22 feb. 2025

Días (demasiado) perfectos

Días perfectos no es terriblemente bella sino bellamente terrible, que es otra cosa. El mundo que describe es bastante anodino y repetitivo como para hacer una celebración de él, pero un Wim Wenders con magisterio y habilidad, cerca de entrar a los 80 años de su vida, se las apaña para mostrárnoslo como una virtuosa solemnidad de los solitarios: Un mundo justo y venerable cuando se tiene la música, la literatura y los árboles cerca, donde no hace demasiada falta la familia, esa centralidad de la literatura y el cine del Japón ni los amigos.

Es bellamente terrible Días perfectos (título de una canción de Lou Reed), porque el limpiador de baños públicos de Tokio, Hirayama, interpretado por un elusivo y facial Kôji Yakusho, de buenas a primeras no parece un paradigma festejable en su solipsismo radical: Un hombre de mediana edad que vive solo en los suburbios de la gran ciudad, no habla con nadie ni en el trabajo ni en sus días libres, se alimenta exclusivamente de comida elaborada fuera de su casa y bebida enlatada, rara vez parece conmoverse ante lo vivo si no es por las plantas. Pero eso sí: Hirayama escucha buena música de los viejos tiempos y lee buena literatura. De hecho, la música y la literatura son sus atisbos de conexión con las personas, mientras se mueve en una urbe hiperordenada y previsible, la que Wenders nos muestra como una reveladora versión amable de Tokio. Se sabe que la película nació como una promoción de los baños públicos de diseño.

Es cierto: Hirayama sí habla con una persona, con la dueña de un restorán a donde va a cenar, y por quien, rápidamente lo percibimos, siente algo especial. Pero la posibilidad del amor no nos da un diálogo memorable, porque apenas hay diálogo.

A esas mímicas rutinarias del presente, a esos pequeños placeres inmóviles de la vida, a las infinitas posibilidades azarosas de la realidad que se pierden día a día canta la musa de Wenders, por momentos conmovedoramente. En otro tiempo, fue más homérica, más épica. En el distraído crepúsculo del director, Días perfectos es orientalmente minimalista, profundamente evasiva; incluso cuando Hirayama se lanza al simple juego del tatetí con alguien anónimo, en el intercambio de un papelito escondido en uno de los baños que limpia con silencioso rigor fanático. El juego es aquí un mecanismo aséptico que deviene de la lógica misma de la esencia higiénica del trabajo de Hirayama, es decir, una complicidad en la que el trabajador no se ensucia de realidad, ni siquiera cuando friega inodoros.

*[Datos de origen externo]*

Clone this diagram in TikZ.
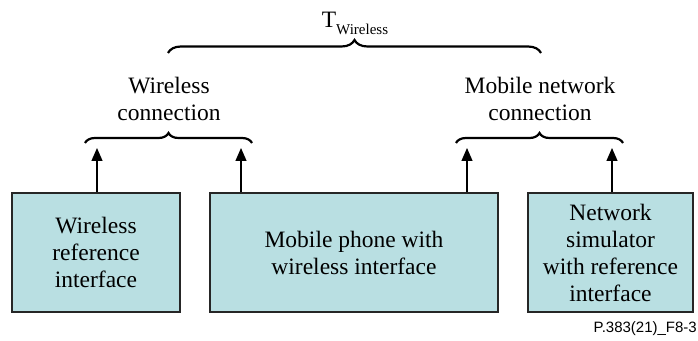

En su análisis de la cultura japonesa en El imperio de los signos, Roland Barthes reflexiona sobre el Bunraku, el teatro japonés de marionetas gigantes, como un espectáculo total del gesto, un arte del movimiento y del silencio, más que de la voz (que, por lo demás, también está en el Bunraku). Hirayama es una especie de apacible muñeco gigante movido por Wenders a base de gestualidad y mutismo. El Bunraku, dice Barthes, “altera (…) el lazo motor que va del personaje al actor y que siempre es concebido, entre nosotros (occidentales), como la vía expresiva de una interioridad”. Es tal vez por esto que la gran performance de Yakusho no nos permite ver, precisamente, ninguna interioridad demasiado gravitante en Hirayama, excepto breves fulgores de su propia visión (mediada por una cámara fotográfica, como nosotros por la cinematográfica) de la naturaleza en medio de la multicolor industria humana. Expulsada de la pantalla la histeria occidental, a menudo Días perfectos aburre a los espectadores de estos pagos: Muy lenta, dicen. Pero es lo mejor que tiene: Su morosidad, sus sonidos en la lentitud.

Wenders nos dice que, como aquí “el trabajo substituye a la interioridad” (Barthes), el laburo de limpiar baños puede ser placentero y feliz si son baños de Tokio y si hay libros de William Faulkner y casetes de Patti Smith a mano. Dudo, hasta para el temperamento japonés, de la unánime felicidad de este planteamiento de Wenders, pero disfruté de la agradable mentira de su película.